Turkish pro-gov't media lost for words as opposition mayor confirmed in Istanbul

Pro-government media outlets in Turkey chose to either ignore or criticise Wednesday’s confirmation of opposition candidate Ekrem İmamoğlu as mayor of Istanbul.

The secularist Republican People’s Party (CHP) candidate was granted an official mandate 17 days after the local elections of March 31, following weeks of appeals and recounts in the city of 16 million by the ruling Justice and Development Party (AKP).

A Haber referred to Wednesday’s decision by Provincial Election Council as ‘’controversial,’’ noting that the body had made the decision during an ongoing extraordinary appeal by the ruling AKP for a rerun of the Istanbul polls.

Another pro-government daily, Takvim, directly called the Supreme Election Council (YSK)’s decision to authorise İmamoğlu as mayor unlawful, calling the CHP “thieves” and suggesting the YSK was protecting the main opposition party.

Takvim’s piece reeled off a list of the AKP’s complaints about the voting process, which the party says amounts to organised electoral fraud.

Islamist newspaper Yeni Akit took a jab at İmamoğlu for being boastful when arriving to receive his mandate.  ‘’İmamoğlu arrived to receive his mandate with swagger,’’ it said.

Star newspaper quoted lawyer Avukat Mehmet Sarı, who stressed that the door is not closed for appeals on the polls in İstanbul.  '’ If there are clear legal assessments made, the YSK may scrap the process and cancel the mandate,’’ it quoted Sarı as saying.

İbrahim Karagül, the chief editor of the Islamist pro-Erdoğan daily Yeni Şafak, posted forceful criticism to the new mayor on Twitter shortly before he was confirmed, accusing İmamoğlu of being brought to his new position by a criminal network.

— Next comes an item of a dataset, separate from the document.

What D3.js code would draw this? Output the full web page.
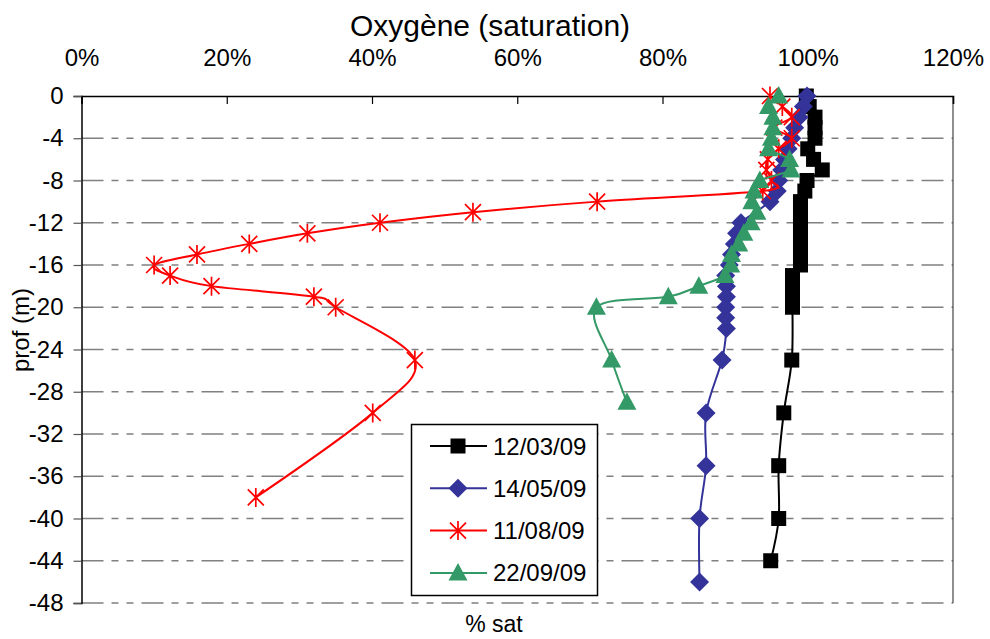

He has since deleted the post.

“Even if they give you the official certificate, you’ll never be the legitimate person for that seat,” Karagül said, channelling the ruling party’s accusations of electoral fraud.

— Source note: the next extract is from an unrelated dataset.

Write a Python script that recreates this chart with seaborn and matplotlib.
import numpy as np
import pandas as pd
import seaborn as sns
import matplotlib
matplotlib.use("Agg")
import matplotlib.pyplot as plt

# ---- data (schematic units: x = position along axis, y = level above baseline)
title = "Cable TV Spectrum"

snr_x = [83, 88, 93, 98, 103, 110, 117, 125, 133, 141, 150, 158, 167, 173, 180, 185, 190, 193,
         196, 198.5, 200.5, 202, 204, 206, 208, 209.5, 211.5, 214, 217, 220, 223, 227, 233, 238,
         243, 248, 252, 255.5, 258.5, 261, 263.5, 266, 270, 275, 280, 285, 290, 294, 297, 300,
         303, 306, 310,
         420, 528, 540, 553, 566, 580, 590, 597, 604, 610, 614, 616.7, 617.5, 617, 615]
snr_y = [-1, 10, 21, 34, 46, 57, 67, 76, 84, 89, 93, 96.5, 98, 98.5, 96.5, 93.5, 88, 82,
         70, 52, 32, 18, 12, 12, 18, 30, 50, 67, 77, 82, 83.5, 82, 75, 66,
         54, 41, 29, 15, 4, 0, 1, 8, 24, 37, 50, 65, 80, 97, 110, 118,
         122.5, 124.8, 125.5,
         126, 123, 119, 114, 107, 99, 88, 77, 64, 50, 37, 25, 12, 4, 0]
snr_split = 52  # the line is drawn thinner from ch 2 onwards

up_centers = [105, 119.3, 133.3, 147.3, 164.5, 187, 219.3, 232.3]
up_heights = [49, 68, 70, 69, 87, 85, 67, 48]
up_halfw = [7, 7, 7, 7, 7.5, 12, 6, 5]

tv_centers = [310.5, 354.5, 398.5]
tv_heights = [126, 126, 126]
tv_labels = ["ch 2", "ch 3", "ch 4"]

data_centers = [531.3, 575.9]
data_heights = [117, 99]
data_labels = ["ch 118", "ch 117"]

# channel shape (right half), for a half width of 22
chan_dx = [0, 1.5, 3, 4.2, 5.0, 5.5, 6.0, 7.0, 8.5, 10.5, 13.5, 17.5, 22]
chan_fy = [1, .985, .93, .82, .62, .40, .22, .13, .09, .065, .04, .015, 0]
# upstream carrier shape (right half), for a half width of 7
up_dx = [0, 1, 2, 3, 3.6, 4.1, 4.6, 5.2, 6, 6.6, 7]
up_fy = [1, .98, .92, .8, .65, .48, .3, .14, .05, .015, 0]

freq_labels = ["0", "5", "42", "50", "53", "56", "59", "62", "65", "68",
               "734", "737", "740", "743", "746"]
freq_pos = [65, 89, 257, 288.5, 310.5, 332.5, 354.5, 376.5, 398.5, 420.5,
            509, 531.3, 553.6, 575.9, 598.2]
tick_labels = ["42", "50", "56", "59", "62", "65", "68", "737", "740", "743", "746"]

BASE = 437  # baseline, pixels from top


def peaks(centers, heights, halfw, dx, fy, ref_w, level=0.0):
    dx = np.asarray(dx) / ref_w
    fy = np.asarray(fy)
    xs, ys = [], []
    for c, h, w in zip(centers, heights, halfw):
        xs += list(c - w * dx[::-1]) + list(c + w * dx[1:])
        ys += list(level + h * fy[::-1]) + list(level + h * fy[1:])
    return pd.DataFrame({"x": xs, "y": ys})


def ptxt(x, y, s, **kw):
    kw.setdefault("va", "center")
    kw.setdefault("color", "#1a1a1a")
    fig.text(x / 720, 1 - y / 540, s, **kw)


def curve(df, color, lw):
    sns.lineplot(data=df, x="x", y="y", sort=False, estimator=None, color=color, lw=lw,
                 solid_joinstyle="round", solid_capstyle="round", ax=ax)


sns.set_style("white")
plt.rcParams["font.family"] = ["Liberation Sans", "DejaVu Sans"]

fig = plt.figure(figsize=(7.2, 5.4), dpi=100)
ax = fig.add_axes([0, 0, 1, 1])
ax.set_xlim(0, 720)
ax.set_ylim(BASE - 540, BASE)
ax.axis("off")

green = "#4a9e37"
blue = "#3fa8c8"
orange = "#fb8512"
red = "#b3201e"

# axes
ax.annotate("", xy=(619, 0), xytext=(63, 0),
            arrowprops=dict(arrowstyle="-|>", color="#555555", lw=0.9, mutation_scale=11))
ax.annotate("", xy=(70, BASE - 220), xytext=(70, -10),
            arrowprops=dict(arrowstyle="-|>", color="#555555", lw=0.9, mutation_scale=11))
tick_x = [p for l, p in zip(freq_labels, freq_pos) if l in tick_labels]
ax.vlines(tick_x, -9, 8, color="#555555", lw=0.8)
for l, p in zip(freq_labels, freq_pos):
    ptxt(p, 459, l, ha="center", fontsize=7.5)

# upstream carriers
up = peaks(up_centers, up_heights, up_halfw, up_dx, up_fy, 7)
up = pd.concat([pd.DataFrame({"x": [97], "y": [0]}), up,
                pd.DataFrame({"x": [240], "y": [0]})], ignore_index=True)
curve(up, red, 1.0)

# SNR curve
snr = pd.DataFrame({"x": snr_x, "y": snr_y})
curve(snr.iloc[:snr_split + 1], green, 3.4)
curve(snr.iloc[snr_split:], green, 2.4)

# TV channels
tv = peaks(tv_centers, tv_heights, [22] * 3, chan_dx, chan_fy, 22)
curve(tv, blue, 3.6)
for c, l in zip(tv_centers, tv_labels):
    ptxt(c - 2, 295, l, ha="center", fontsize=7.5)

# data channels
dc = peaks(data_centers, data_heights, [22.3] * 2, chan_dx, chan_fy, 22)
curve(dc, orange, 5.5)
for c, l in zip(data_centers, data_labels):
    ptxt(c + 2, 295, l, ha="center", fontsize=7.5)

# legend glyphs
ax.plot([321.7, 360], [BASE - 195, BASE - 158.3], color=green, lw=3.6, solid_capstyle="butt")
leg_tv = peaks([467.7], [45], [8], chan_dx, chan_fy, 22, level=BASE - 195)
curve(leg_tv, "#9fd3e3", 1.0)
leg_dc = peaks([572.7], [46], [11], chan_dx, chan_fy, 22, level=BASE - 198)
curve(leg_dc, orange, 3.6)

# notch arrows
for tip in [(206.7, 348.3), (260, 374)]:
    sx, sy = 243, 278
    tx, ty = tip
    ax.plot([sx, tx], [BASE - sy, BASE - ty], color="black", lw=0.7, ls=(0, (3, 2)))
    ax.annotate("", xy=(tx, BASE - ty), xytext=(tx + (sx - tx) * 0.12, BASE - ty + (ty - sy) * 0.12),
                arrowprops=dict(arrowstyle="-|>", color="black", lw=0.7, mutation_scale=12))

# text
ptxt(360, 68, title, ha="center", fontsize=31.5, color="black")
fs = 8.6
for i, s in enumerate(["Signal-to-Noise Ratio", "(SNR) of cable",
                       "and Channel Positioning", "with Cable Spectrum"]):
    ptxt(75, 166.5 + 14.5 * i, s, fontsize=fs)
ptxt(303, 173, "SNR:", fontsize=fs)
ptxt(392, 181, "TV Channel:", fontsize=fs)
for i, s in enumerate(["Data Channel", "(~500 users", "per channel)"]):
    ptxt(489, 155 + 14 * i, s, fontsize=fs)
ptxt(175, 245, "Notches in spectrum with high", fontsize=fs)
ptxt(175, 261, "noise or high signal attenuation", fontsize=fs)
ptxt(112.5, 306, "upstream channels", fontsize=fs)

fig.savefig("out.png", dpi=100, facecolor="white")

“Istanbul will never be surrendered to the supporters of military tutelage who won you (that seat),” he said.

Yet the crowds that turned out to see İmamoğlu receive his certificate told a different story.

Thousands crowded around the Istanbul Metropolitan Municipality to see the newly authorised mayor and witness the end of a saga that turned the mayor’s certificate – mazbata in Turkish – into the topic of front-page news for 17 days.

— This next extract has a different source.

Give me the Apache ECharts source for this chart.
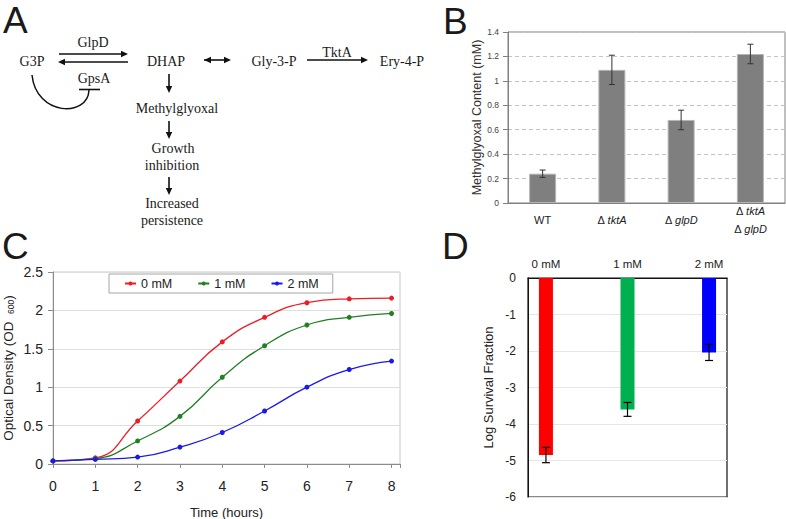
<!DOCTYPE html>
<html><head><meta charset="utf-8">
<script src="https://cdn.jsdelivr.net/npm/echarts@6/dist/echarts.min.js"></script>
<style>html,body{margin:0;padding:0;background:#fff}#c{width:786px;height:519px}</style>
</head><body><div id="c"></div>
<script>
// ---------- Panel B data ----------
const bCategories = ['WT', 'ΔtktA', 'ΔglpD', 'ΔtktA\nΔglpD'];
const bValues = [0.24, 1.09, 0.68, 1.22];
const bErrors = [0.03, 0.12, 0.08, 0.08];
const bAxisMin = 0, bAxisMax = 1.4, bAxisStep = 0.2;

// ---------- Panel C data ----------
const cHours = [0, 1, 2, 3, 4, 5, 6, 7, 8];
const cSeriesNames = ['0 mM', '1 mM', '2 mM'];
const c0mM = [0.04, 0.08, 0.56, 1.08, 1.59, 1.91, 2.10, 2.15, 2.16];
const c1mM = [0.04, 0.07, 0.30, 0.62, 1.13, 1.54, 1.81, 1.91, 1.96];
const c2mM = [0.04, 0.06, 0.09, 0.22, 0.41, 0.69, 1.00, 1.23, 1.34];
const cAxisYMin = 0, cAxisYMax = 2.5, cAxisYStep = 0.5;

// ---------- Panel D data ----------
const dCategories = ['0 mM', '1 mM', '2 mM'];
const dValues = [-4.85, -3.60, -2.04];
const dErrors = [0.21, 0.19, 0.22];
const dAxisMin = -6, dAxisMax = 0, dAxisStep = 1;

const SANS = 'Liberation Sans, Arial, sans-serif';
const SERIF = 'Liberation Serif, Times New Roman, serif';

const chart = echarts.init(document.getElementById('c'), null, {renderer: 'svg', width: 786, height: 519});

function errRender(capHalf, color, lw) {
  return function (params, api) {
    const x = api.value(0), lo = api.value(1), hi = api.value(2);
    const a = api.coord([x, lo]), b = api.coord([x, hi]);
    const st = {stroke: color, lineWidth: lw};
    return {type: 'group', children: [
      {type: 'line', shape: {x1: a[0], y1: a[1], x2: b[0], y2: b[1]}, style: st},
      {type: 'line', shape: {x1: a[0] - capHalf, y1: a[1], x2: a[0] + capHalf, y2: a[1]}, style: st},
      {type: 'line', shape: {x1: b[0] - capHalf, y1: b[1], x2: b[0] + capHalf, y2: b[1]}, style: st}
    ]};
  };
}

// ---------- Panel A diagram (graphic) ----------
function head(x, y, a) {
  const L = 7, W = 3.2;
  const c = Math.cos(a), s = Math.sin(a);
  return {type: 'polygon', shape: {points: [[x, y], [x - L * c + W * s, y - L * s - W * c], [x - L * c - W * s, y - L * s + W * c]]}, style: {fill: '#111'}};
}
function arrow(x1, y1, x2, y2, both) {
  const a = Math.atan2(y2 - y1, x2 - x1);
  const els = [{type: 'line', shape: {x1: x1, y1: y1, x2: x2 - 5 * Math.cos(a), y2: y2 - 5 * Math.sin(a)}, style: {stroke: '#111', lineWidth: 1.6}}];
  els.push(head(x2, y2, a));
  if (both) els.push(head(x1, y1, a + Math.PI));
  return els;
}
function label(t, x, y, font, align) {
  return {type: 'text', style: {text: t, x: x, y: y, font: font, fill: '#1a1a1a', textAlign: align || 'center', textVerticalAlign: 'middle', verticalAlign: 'middle'}};
}
const serif = '14px ' + SERIF;
const letterFont = '37px ' + SANS;
let g = [];
g.push(label('A', 3, 20, letterFont, 'left'));
g.push(label('B', 443, 21, letterFont, 'left'));
g.push(label('C', 2, 246, letterFont, 'left'));
g.push(label('D', 442, 246, letterFont, 'left'));
g.push(label('GlpD', 93, 42, serif));
g.push(label('G3P', 32, 61, serif));
g.push(label('GpsA', 94, 78, serif));
g.push(label('DHAP', 166, 61, serif));
g.push(label('Gly-3-P', 274, 61, serif));
g.push(label('TktA', 337, 52, serif));
g.push(label('Ery-4-P', 402, 61, serif));
g.push(label('Methylglyoxal', 177, 108, serif));
g.push(label('Growth', 173, 148, serif));
g.push(label('inhibition', 172, 165, serif));
g.push(label('Increased', 172, 203, serif));
g.push(label('persistence', 172, 220, serif));
g = g.concat(arrow(59, 54, 128, 54));
g = g.concat(arrow(128, 62, 58, 62));
g = g.concat(arrow(204, 60, 231, 60, true));
g = g.concat(arrow(307, 60, 368, 60));
g = g.concat(arrow(169, 74, 169, 93));
g = g.concat(arrow(169, 121, 169, 139));
g = g.concat(arrow(169, 177, 169, 195));
g.push({type: 'bezierCurve', shape: {x1: 32, y1: 75, cpx1: 36, cpy1: 116, cpx2: 88, cpy2: 118, x2: 89, y2: 90}, style: {stroke: '#111', lineWidth: 1.5, fill: null}});
g.push({type: 'line', shape: {x1: 79, y1: 89.5, x2: 100, y2: 89.5}, style: {stroke: '#111', lineWidth: 1.6}});

function bLabelFmt(v) {
  return v.split('\n').map(function (l) {
    return l.charAt(0) === 'Δ' ? '{n|Δ }{i|' + l.slice(1) + '}' : '{n|' + l + '}';
  }).join('\n');
}

const option = {
  backgroundColor: '#fff',
  animation: false,
  textStyle: {fontFamily: SANS},
  graphic: g,
  legend: {
    data: cSeriesNames,
    left: 109, top: 274,
    orient: 'horizontal',
    borderColor: '#a6a6a6', borderWidth: 1,
    backgroundColor: '#fff',
    padding: [3, 14, 3, 15],
    itemGap: 25, itemWidth: 11, itemHeight: 5,
    textStyle: {fontSize: 12.5, color: '#222', fontFamily: SANS}
  },
  grid: [
    {left: 508, top: 32, width: 277, height: 171, show: true, borderColor: '#808080', borderWidth: 1, containLabel: false, outerBoundsMode: 'none'},
    {left: 53, top: 272, width: 347, height: 192, show: true, borderColor: '#c8c8c8', borderWidth: 1, containLabel: false, outerBoundsMode: 'none'},
    {left: 528, top: 278, width: 199, height: 219, show: true, borderColor: '#111', borderWidth: 1.2, containLabel: false, outerBoundsMode: 'none'}
  ],
  xAxis: [
    {gridIndex: 0, type: 'category', data: bCategories,
     axisLine: {lineStyle: {color: '#808080'}}, axisTick: {show: false},
     axisLabel: {margin: 17, verticalAlign: 'middle', formatter: bLabelFmt, interval: 0,
       rich: {n: {fontSize: 11, color: '#222', fontFamily: SANS, lineHeight: 18}, i: {fontSize: 11, color: '#222', fontStyle: 'italic', fontFamily: SANS, lineHeight: 18}}}},
    {gridIndex: 1, type: 'value', min: 0, max: 8.2, interval: 1,
     name: 'Time (hours)', nameLocation: 'middle', nameGap: 42,
     nameTextStyle: {fontSize: 13, color: '#222'},
     axisLine: {onZero: false, lineStyle: {color: '#8c8c8c'}},
     axisTick: {show: true, length: 4, lineStyle: {color: '#8c8c8c'}},
     splitLine: {show: false},
     axisLabel: {fontSize: 14, color: '#222', margin: 15, formatter: function (v) { return Number.isInteger(v) ? String(v) : ''; }}},
    {gridIndex: 2, type: 'value', position: 'top', min: -0.22, max: 2.22, interval: 0.02,
     axisLine: {onZero: false, lineStyle: {color: '#111'}}, axisTick: {show: false},
     splitLine: {show: false},
     axisLabel: {fontSize: 11.5, color: '#222', margin: 8, formatter: function (v) {
       const r = Math.round(v);
       return Math.abs(v - r) < 1e-6 && dCategories[r] !== undefined ? dCategories[r] : '';
     }}}
  ],
  yAxis: [
    {gridIndex: 0, type: 'value', min: bAxisMin, max: bAxisMax, interval: bAxisStep,
     name: 'Methylglyoxal Content (mM)', nameLocation: 'middle', nameGap: 23,
     nameTextStyle: {fontSize: 12.5, color: '#333'},
     axisLine: {show: true, onZero: false, lineStyle: {color: '#808080'}},
     axisTick: {show: true, length: 5, lineStyle: {color: '#808080'}},
     axisLabel: {fontSize: 8.5, color: '#444', margin: 9},
     splitLine: {lineStyle: {color: '#c4c4c4', type: [4, 3]}}},
    {gridIndex: 1, type: 'value', min: cAxisYMin, max: cAxisYMax, interval: cAxisYStep,
     name: '{a|Optical Density (OD  }{s|600}{a|)}', nameLocation: 'middle', nameGap: 32,
     nameTextStyle: {rich: {a: {fontSize: 13.5, color: '#222', lineHeight: 14, verticalAlign: 'top', fontFamily: SANS}, s: {fontSize: 8.5, color: '#222', lineHeight: 20, fontFamily: SANS}}},
     axisLine: {show: true, onZero: false, lineStyle: {color: '#8c8c8c'}},
     axisTick: {show: true, length: 5, lineStyle: {color: '#8c8c8c'}},
     axisLabel: {fontSize: 14, color: '#222', margin: 10},
     splitLine: {lineStyle: {color: '#dedede', width: 1}}},
    {gridIndex: 2, type: 'value', min: dAxisMin, max: dAxisMax, interval: dAxisStep,
     name: 'Log Survival Fraction', nameLocation: 'middle', nameGap: 33,
     nameTextStyle: {fontSize: 13, color: '#222'},
     axisLine: {show: true, onZero: false, lineStyle: {color: '#111'}},
     axisTick: {show: false},
     axisLabel: {fontSize: 12, color: '#222', margin: 12},
     splitLine: {lineStyle: {color: '#e6e6e6'}}}
  ],
  series: [
    {type: 'bar', xAxisIndex: 0, yAxisIndex: 0, data: bValues, barWidth: 27,
     itemStyle: {color: '#7f7f7f', borderColor: '#b5b5b5', borderWidth: 1}},
    {type: 'custom', xAxisIndex: 0, yAxisIndex: 0, z: 5,
     renderItem: errRender(3, '#333', 1),
     data: bValues.map(function (v, i) { return [i, v - bErrors[i], v + bErrors[i]]; })},
    {type: 'line', name: cSeriesNames[0], xAxisIndex: 1, yAxisIndex: 1, smooth: true,
     data: cHours.map(function (h, i) { return [h, c0mM[i]]; }),
     symbol: 'circle', symbolSize: 5, color: '#ee1c24', lineStyle: {width: 1.3, color: '#ee1c24'}, itemStyle: {color: '#ee1c24'}},
    {type: 'line', name: cSeriesNames[1], xAxisIndex: 1, yAxisIndex: 1, smooth: true,
     data: cHours.map(function (h, i) { return [h, c1mM[i]]; }),
     symbol: 'circle', symbolSize: 5, color: '#237f23', lineStyle: {width: 1.3, color: '#237f23'}, itemStyle: {color: '#237f23'}},
    {type: 'line', name: cSeriesNames[2], xAxisIndex: 1, yAxisIndex: 1, smooth: true,
     data: cHours.map(function (h, i) { return [h, c2mM[i]]; }),
     symbol: 'circle', symbolSize: 5, color: '#1a1aee', lineStyle: {width: 1.3, color: '#1a1aee'}, itemStyle: {color: '#1a1aee'}},
    {type: 'bar', xAxisIndex: 2, yAxisIndex: 2, barWidth: 14,
     data: dValues.map(function (v, i) { return {value: [i, v], itemStyle: {color: ['#ff0000', '#00b050', '#0000ff'][i]}}; })},
    {type: 'custom', xAxisIndex: 2, yAxisIndex: 2, z: 5,
     renderItem: errRender(4, '#000', 1.2),
     data: dValues.map(function (v, i) { return [i, v - dErrors[i], v + dErrors[i]]; })}
  ]
};
chart.setOption(option);
</script>
</body></html>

CHP lawmaker Barış Yarkadaş posted images of the crowds on Twitter with a note, “Istanbul flocked to Saraçhane.”

While several stations did cover İmamoğlu’s appointment, and hundreds of thousands watched via live stream, NTV, CNN Türk and TRT Haber television stations ran coverage of Turkish first Lady Emine Erdoğan as she spoke at the World Humanitarian Forum in London.

The preference of pro-government channels to simply ignore news items focused on the opposition in favour of blanket coverage favouring the AKP has been a source of concern and criticism for years.

Months of one-sided coverage in the run-up to the March 31 local elections prompted CNN to promise it would train its Turkish affiliate, CNN Türk, to live up to the brand’s standards.